Parasara states that the Moon in mutual aspect with Venus gives rise to Raja yoga; the person born with the Moon in Vargottma navamsa or in Goparamsa aspected by all strong planets will be a ruler even if lowly-born, three planets aspecting such Moon will make a person born in a royal family a king. A Raja yoga arises if the birth ascendant or hora-lagna or ghati-lagna is occupied by one or more planets occupying their exaltation, own or moola-trikona rasi, navamsa or drekkena; a person will certainly become a ruler if the concerned lagna equipped with unobstructed argala is occupied by Jupiter, Venus or the Moon (Bṛhat Parāśara Horāśāstra XXXV.14-16, 37). If the lord of a kendrasthana and a trikonabhava combining having gained favourable vargas give rise to Raja yoga; having gained Uttamamsa they will make a person a very wealthy ruler, if in Gopuramsa that person will be honoured by other rulers and if in Simhasanamsa the person will be a great ever-victorious ruling a large kingdom (Bṛhat Parāśara Horāśāstra XXXVI.18-20).

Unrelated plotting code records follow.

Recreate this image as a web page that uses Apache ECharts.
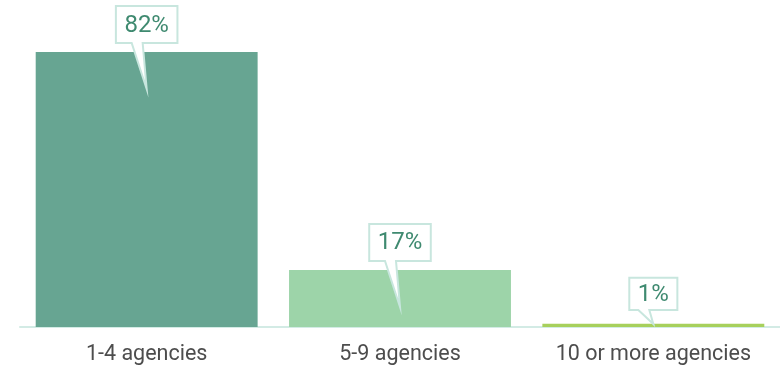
<!DOCTYPE html>
<html>
<head>
<meta charset="utf-8">
<script src="https://cdn.jsdelivr.net/npm/echarts@6/dist/echarts.min.js"></script>
<style>
  html, body { margin: 0; padding: 0; background: #ffffff; }
  #chart { width: 780px; height: 369px; }
</style>
</head>
<body>
<div id="chart"></div>
<script>
// Share of respondents by number of agencies worked with
const categories = ['1-4 agencies', '5-9 agencies', '10 or more agencies'];
const shares = [82, 17, 1];
const barColors = ['#67a592', '#9dd4a9', '#a7d05c'];

const calloutFont = '24px Roboto';
const measureCtx = document.createElement('canvas').getContext('2d');
function textWidth(str) {
  measureCtx.font = calloutFont;
  return measureCtx.measureText(str).width;
}

// Speech-bubble value label anchored above each bar, tail pointing into the bar
function renderCallout(params, api) {
  const idx = api.value(0);
  const v = api.value(1);
  const top = api.coord([idx, v]);
  const base = api.coord([idx, 0]);
  const cx = top[0];
  const ty = top[1];
  const text = v + '%';
  const w = textWidth(text) + 17;
  const tip = Math.min(ty + 37, base[1] - 3);
  const boxTop = ty - 46;
  const boxBottom = Math.min(ty - 9, tip - 14);
  const L = cx - w / 2;
  const R = cx + w / 2;
  return {
    type: 'group',
    children: [
      {
        type: 'polygon',
        shape: {
          points: [[L, boxTop], [R, boxTop], [R, boxBottom], [cx - 4, boxBottom],
                   [cx, tip], [cx - 15, boxBottom], [L, boxBottom]]
        },
        style: { fill: '#ffffff', stroke: '#c8e6de', lineWidth: 2 }
      },
      {
        type: 'text',
        style: {
          text: text,
          x: cx,
          y: (boxTop + boxBottom) / 2 + 1,
          align: 'center',
          verticalAlign: 'middle',
          fill: '#3f8a70',
          font: calloutFont
        }
      }
    ]
  };
}

const chart = echarts.init(document.getElementById('chart'), null, { renderer: 'canvas' });
chart.setOption({
  animation: false,
  grid: { left: 20, right: 0, top: 52, bottom: 42 },
  xAxis: {
    type: 'category',
    data: categories,
    axisTick: { show: false },
    axisLine: { lineStyle: { color: '#d3ebe5', width: 2 } },
    axisLabel: {
      interval: 0,
      hideOverlap: false,
      fontSize: 21.5,
      fontFamily: 'Roboto',
      color: '#4d4d4d',
      margin: 17
    }
  },
  yAxis: {
    type: 'value',
    min: 0,
    max: 82,
    show: false,
    splitLine: { show: false }
  },
  series: [
    {
      type: 'bar',
      barCategoryGap: '12.4%',
      data: shares.map((v, i) => ({ value: v, itemStyle: { color: barColors[i] } }))
    },
    {
      type: 'custom',
      renderItem: renderCallout,
      clip: false,
      z: 10,
      encode: { x: 0, y: 1 },
      data: shares.map((v, i) => [i, v])
    }
  ]
});
</script>
</body>
</html>
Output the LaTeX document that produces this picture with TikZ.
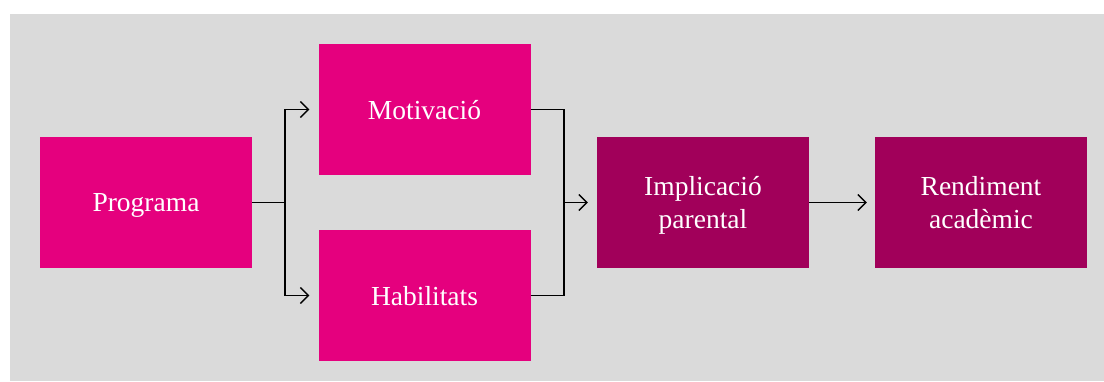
\documentclass[tikz,border=0pt]{standalone}
\usepackage{fontspec}
\setmainfont{Liberation Serif}
\usetikzlibrary{arrows.meta}
\definecolor{bg}{HTML}{DADADA}
\definecolor{pinkbox}{HTML}{E5007E}
\definecolor{darkbox}{HTML}{A1005A}
\tikzset{
  box/.style={draw=none, minimum width=212pt, minimum height=131pt, inner sep=0pt, text=white, align=center, text depth=-5pt, font=\fontsize{27.5}{33.5}\selectfont},
  pbox/.style={box, fill=pinkbox},
  dbox/.style={box, fill=darkbox},
  conn/.style={draw=black, line width=1.3pt},
  arr/.style={conn, -{Straight Barb[length=8pt, width=16pt, line width=1.3pt]}}
}
\begin{document}
\begin{tikzpicture}[x=1pt, y=-1pt]
\useasboundingbox (0,0) rectangle (1104,381);
\fill[bg] (10,14) rectangle (1104,381);
\node[pbox] (prog) at (146,202.5) {Programa};
\node[pbox] (mot) at (424.5,109.5) {Motivació};
\node[pbox] (hab) at (424.5,295.5) {Habilitats};
\node[dbox] (impl) at (703,202.5) {Implicació\\parental};
\node[dbox] (rend) at (981,202.5) {Rendiment\\acadèmic};
\coordinate (s1) at (285,202.5);
\coordinate (s2) at (564,202.5);
\draw[conn] (prog.east) -- (s1);
\draw[arr] (s1) |- ([xshift=-9pt]mot.west);
\draw[arr] (s1) |- ([xshift=-9pt]hab.west);
\draw[conn] (mot.east) -| (s2);
\draw[conn] (hab.east) -| (s2);
\draw[arr] (s2) -- ([xshift=-9pt]impl.west);
\draw[arr] (impl.east) -- ([xshift=-8pt]rend.west);
\end{tikzpicture}
\end{document}
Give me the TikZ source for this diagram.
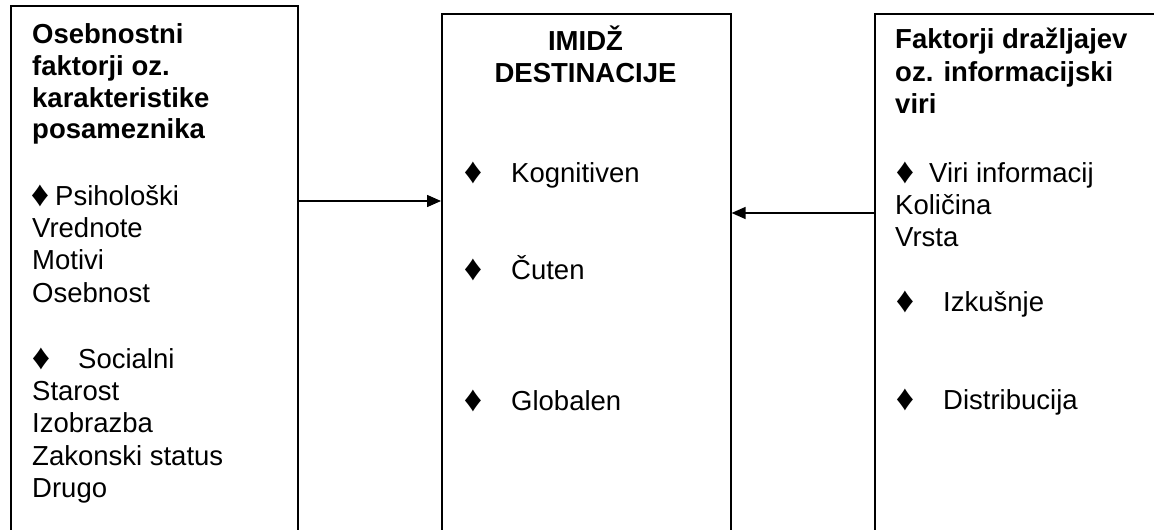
\documentclass[tikz,border=0pt]{standalone}
\usepackage{fontspec}
\setmainfont{Liberation Sans}
\usetikzlibrary{arrows.meta}
\tikzset{
  frame/.style={draw=black, line width=1.6pt, anchor=north west, inner sep=0pt},
  head/.style={anchor=base west, inner sep=0pt, font=\fontsize{27.5}{33}\selectfont\bfseries},
  headc/.style={anchor=base, inner sep=0pt, font=\fontsize{27.5}{33}\selectfont\bfseries},
  item/.style={anchor=base west, inner sep=0pt, font=\fontsize{27.5}{33}\selectfont},
  bul/.style={anchor=base, inner sep=0pt, font=\fontsize{36}{40}\selectfont},
  link/.style={line width=1.5pt, -{Triangle[length=14pt,width=12pt]}}
}
\begin{document}
\begin{tikzpicture}[x=1pt,y=-1pt]
\useasboundingbox (0,0) rectangle (1154,530);
\clip (0,0) rectangle (1154,530);

% three frames, running past the lower (and right) edge
\node[frame, minimum width=287pt, minimum height=560pt] (left) at (10,5) {};
\node[frame, minimum width=289pt, minimum height=560pt] (mid) at (441,13) {};
\node[frame, minimum width=330pt, minimum height=560pt] (right) at (874,13) {};

% left frame: personal factors
\node[head] (l1) at (32,43) {Osebnostni};
\node[head] (l2) at (32,75) {faktorji oz.};
\node[head] (l3) at (32,107) {karakteristike};
\node[head] (l4) at (32,138) {posameznika};
\node[bul]  (lb1) at (40,206) {♦};
\node[item] (l5) at (55,205) {Psihološki};
\node[item] (l6) at (32,237) {Vrednote};
\node[item] (l7) at (32,269) {Motivi};
\node[item] (l8) at (32,302) {Osebnost};
\node[bul]  (lb2) at (41,369) {♦};
\node[item] (l9) at (78,368) {Socialni};
\node[item] (l10) at (32,400) {Starost};
\node[item] (l11) at (32,432) {Izobrazba};
\node[item] (l12) at (32,465) {Zakonski status};
\node[item] (l13) at (32,497) {Drugo};

% middle frame: destination image
\node[headc] (m1) at (585.5,50) {IMIDŽ};
\node[headc] (m2) at (585.5,82) {DESTINACIJE};
\node[bul]  (mb1) at (473,183) {♦};
\node[item] (m3) at (511,182) {Kognitiven};
\node[bul]  (mb2) at (473,280) {♦};
\node[item] (m4) at (511,279) {Čuten};
\node[bul]  (mb3) at (473,411) {♦};
\node[item] (m5) at (511,410) {Globalen};

% right frame: stimulus factors
\node[head] (r1) at (895,48) {Faktorji dražljajev};
\node[head] (r2) at (895,81) {oz. informacijski};
\node[head] (r3) at (895,113) {viri};
\node[bul]  (rb1) at (905,183) {♦};
\node[item] (r4) at (929,182) {Viri informacij};
\node[item] (r5) at (895,214) {Količina};
\node[item] (r6) at (895,246) {Vrsta};
\node[bul]  (rb2) at (905,312) {♦};
\node[item] (r7) at (943,311) {Izkušnje};
\node[bul]  (rb3) at (905,410) {♦};
\node[item] (r8) at (943,409) {Distribucija};

% connectors into the middle frame
\coordinate (ya) at (0,201);
\coordinate (yb) at (0,213);
\draw[link] (left.east |- ya) -- (mid.west |- ya);
\draw[link] (right.west |- yb) -- (mid.east |- yb);
\end{tikzpicture}
\end{document}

Venkatesa in his Sarvartha Chintamani (Slokas I.29 & 112) explains that planets occupying the cruel Shashtiamsas (1/60th division of a sign) produce evil results, planets in good Shashtiamsas, and which planets are also occupying good vargas or divisions become powerful to confer good results and that planets in exaltation, in friendly signs, own navamsas, own rasis, drekkenas, shodasmsas and trimsamsas possess Sthanabala and exercise the most favourable influence.